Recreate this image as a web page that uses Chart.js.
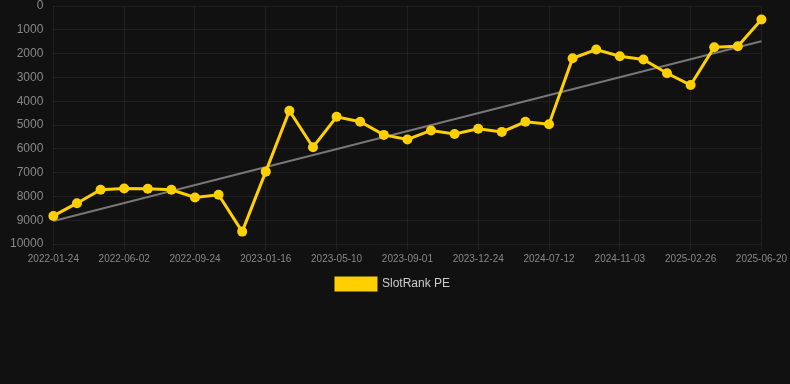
<!DOCTYPE html>
<html>
<head>
<meta charset="utf-8">
<script src="https://cdn.jsdelivr.net/npm/chart.js@4/dist/chart.umd.min.js"></script>
<style>
  html, body { margin: 0; padding: 0; background: #111111; }
  #wrap { width: 790px; height: 300px; position: relative; }
</style>
</head>
<body>
<div id="wrap"><canvas id="c"></canvas></div>
<script>
const dates = [
  "2022-01-24","2022-03-08","2022-04-20","2022-06-02","2022-07-10","2022-08-17",
  "2022-09-24","2022-10-31","2022-12-08","2023-01-16","2023-02-23","2023-04-02",
  "2023-05-10","2023-06-16","2023-07-24","2023-09-01","2023-10-08","2023-11-16",
  "2023-12-24","2024-03-03","2024-05-03","2024-07-12","2024-08-18","2024-09-26",
  "2024-11-03","2024-12-10","2025-01-18","2025-02-26","2025-04-04","2025-05-12",
  "2025-06-20"
];
const rankValues = [
  8820, 8285, 7720, 7665, 7680, 7720, 8045, 7930, 9480, 6960, 4400, 5935,
  4655, 4865, 5415, 5610, 5230, 5375, 5160, 5290, 4865, 4965, 2195, 1830,
  2110, 2250, 2825, 3320, 1730, 1690, 565
];
const trendValues = [
  9030, null, null, null, null, null, null, null, null, null, null, null,
  null, null, null, null, null, null, null, null, null, null, null, null,
  null, null, null, null, null, null, 1480
];
const yTicks = [0, 1000, 2000, 3000, 4000, 5000, 6000, 7000, 8000, 9000, 10000];

Chart.defaults.font.family = "'Liberation Sans', Arial, Helvetica, sans-serif";

new Chart(document.getElementById('c'), {
  type: 'line',
  data: {
    labels: dates,
    datasets: [
      {
        label: 'SlotRank PE',
        data: rankValues,
        borderColor: '#ffd000',
        backgroundColor: '#ffd000',
        borderWidth: 3,
        pointRadius: 5,
        pointBorderWidth: 0,
        pointHoverRadius: 5,
        pointBackgroundColor: '#ffd000',
        pointBorderColor: '#ffd000',
        tension: 0,
        clip: false,
        order: 1
      },
      {
        label: 'Trend',
        data: trendValues,
        borderColor: '#777777',
        backgroundColor: '#777777',
        borderWidth: 2,
        pointRadius: 0,
        spanGaps: true,
        tension: 0,
        order: 2
      }
    ]
  },
  options: {
    responsive: true,
    maintainAspectRatio: false,
    animation: false,
    layout: { autoPadding: false, padding: { left: 0, right: 4, top: 0, bottom: 0 } },
    plugins: {
      legend: {
        position: 'bottom',
        labels: {
          color: '#cccccc',
          font: { size: 12 },
          boxWidth: 40,
          boxHeight: 12,
          filter: (item) => item.text === 'SlotRank PE'
        }
      },
      tooltip: { enabled: false }
    },
    scales: {
      x: {
        type: 'category',
        grid: { color: 'rgba(255,255,255,0.06)', drawTicks: true, tickLength: 6 },
        border: { display: false },
        ticks: {
          color: '#888888',
          font: { size: 10 },
          maxRotation: 0,
          minRotation: 0,
          autoSkip: true
        }
      },
      y: {
        reverse: true,
        min: 0,
        max: 10000,
        afterBuildTicks: (axis) => { axis.ticks = yTicks.map(v => ({ value: v })); },
        afterFit: (axis) => { axis.paddingTop = 6; },
        grid: { color: 'rgba(255,255,255,0.06)', drawTicks: false },
        border: { display: false },
        ticks: {
          color: '#888888',
          font: { size: 12 },
          padding: 10,
          callback: (v) => String(v)
        }
      }
    }
  }
});
</script>
</body>
</html>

- Problem statement
All of the data above should be transcribed verbatim, with pictures omitted.

- Result
Recreate this image as a web page that uses Chart.js.
<!DOCTYPE html>
<html>
<head>
<meta charset="utf-8">
<script src="https://cdn.jsdelivr.net/npm/chart.js@4/dist/chart.umd.min.js"></script>
<style>
  html, body { margin: 0; padding: 0; background: #111111; }
  #wrap { width: 790px; height: 300px; position: relative; }
</style>
</head>
<body>
<div id="wrap"><canvas id="c"></canvas></div>
<script>
const dates = [
  "2022-01-24","2022-03-08","2022-04-20","2022-06-02","2022-07-10","2022-08-17",
  "2022-09-24","2022-10-31","2022-12-08","2023-01-16","2023-02-23","2023-04-02",
  "2023-05-10","2023-06-16","2023-07-24","2023-09-01","2023-10-08","2023-11-16",
  "2023-12-24","2024-03-03","2024-05-03","2024-07-12","2024-08-18","2024-09-26",
  "2024-11-03","2024-12-10","2025-01-18","2025-02-26","2025-04-04","2025-05-12",
  "2025-06-20"
];
const rankValues = [
  8820, 8285, 7720, 7665, 7680, 7720, 8045, 7930, 9480, 6960, 4400, 5935,
  4655, 4865, 5415, 5610, 5230, 5375, 5160, 5290, 4865, 4965, 2195, 1830,
  2110, 2250, 2825, 3320, 1730, 1690, 565
];
const trendValues = [
  9030, null, null, null, null, null, null, null, null, null, null, null,
  null, null, null, null, null, null, null, null, null, null, null, null,
  null, null, null, null, null, null, 1480
];
const yTicks = [0, 1000, 2000, 3000, 4000, 5000, 6000, 7000, 8000, 9000, 10000];

Chart.defaults.font.family = "'Liberation Sans', Arial, Helvetica, sans-serif";

new Chart(document.getElementById('c'), {
  type: 'line',
  data: {
    labels: dates,
    datasets: [
      {
        label: 'SlotRank PE',
        data: rankValues,
        borderColor: '#ffd000',
        backgroundColor: '#ffd000',
        borderWidth: 3,
        pointRadius: 5,
        pointBorderWidth: 0,
        pointHoverRadius: 5,
        pointBackgroundColor: '#ffd000',
        pointBorderColor: '#ffd000',
        tension: 0,
        clip: false,
        order: 1
      },
      {
        label: 'Trend',
        data: trendValues,
        borderColor: '#777777',
        backgroundColor: '#777777',
        borderWidth: 2,
        pointRadius: 0,
        spanGaps: true,
        tension: 0,
        order: 2
      }
    ]
  },
  options: {
    responsive: true,
    maintainAspectRatio: false,
    animation: false,
    layout: { autoPadding: false, padding: { left: 0, right: 4, top: 0, bottom: 0 } },
    plugins: {
      legend: {
        position: 'bottom',
        labels: {
          color: '#cccccc',
          font: { size: 12 },
          boxWidth: 40,
          boxHeight: 12,
          filter: (item) => item.text === 'SlotRank PE'
        }
      },
      tooltip: { enabled: false }
    },
    scales: {
      x: {
        type: 'category',
        grid: { color: 'rgba(255,255,255,0.06)', drawTicks: true, tickLength: 6 },
        border: { display: false },
        ticks: {
          color: '#888888',
          font: { size: 10 },
          maxRotation: 0,
          minRotation: 0,
          autoSkip: true
        }
      },
      y: {
        reverse: true,
        min: 0,
        max: 10000,
        afterBuildTicks: (axis) => { axis.ticks = yTicks.map(v => ({ value: v })); },
        afterFit: (axis) => { axis.paddingTop = 6; },
        grid: { color: 'rgba(255,255,255,0.06)', drawTicks: false },
        border: { display: false },
        ticks: {
          color: '#888888',
          font: { size: 12 },
          padding: 10,
          callback: (v) => String(v)
        }
      }
    }
  }
});
</script>
</body>
</html>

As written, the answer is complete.